Viewed from this standpoint however, the criminal proceedings desired by the enemies of "revolutionary romanticism" appear in all their absurdity, because, in treating of the problem, one does not adhere strictly to the text of the Jena resolution. The "practical politicians" agree to this resolution if need be, because they couple the mass strike chiefly with the fate of universal suffrage, from which it follows that they can believe in two things-first, that the mass strike is of a purely defensive character, and second, that the mass strike is even subordinate to parliamentarism, that is, has been turned into a mere appendage of parliamentarism. But the real kernel of the Jena resolution in this connection is that in the present position of Germany an attempt on the part of the prevailing reaction on the parliamentary vote would in all probability be the moment for the introduction of, and the signal for, a period of stormy political struggles in which the mass strike a s a means of struggle in Germany might well come into use for the first time.
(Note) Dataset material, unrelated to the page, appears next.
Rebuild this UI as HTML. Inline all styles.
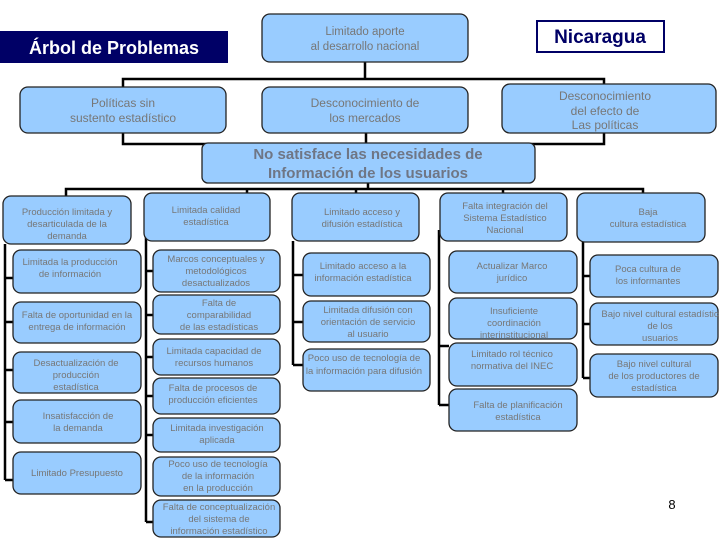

But to seek to narrow and to artificially smother the social importance, and to limit the historical scope, of the mass strike as a phenomenon and as a problem of the class struggle by the wording of a congress resolution is an undertaking which for short-sightedness can only be compared with the veto on discussion of the trade-union congress at Cologne. In the resolution of the Jena Congress, German social democracy has officially taken notice of the fundamental change which the Russian Revolution [of 1905] has effected in the international conditions of the proletarian class struggle, and has announced its capacity for revolutionary development and its power of adaptability to the new demands of the coming phase of the class struggle. Therein lies the significance of the Jena resolution. As for the peaceful application of the mass strike in Germany, history will decide that as it decided it in Russia-history in which German social democracy with its decisions is, it is true, an important factor, but, as the same time, only one factor amongst many.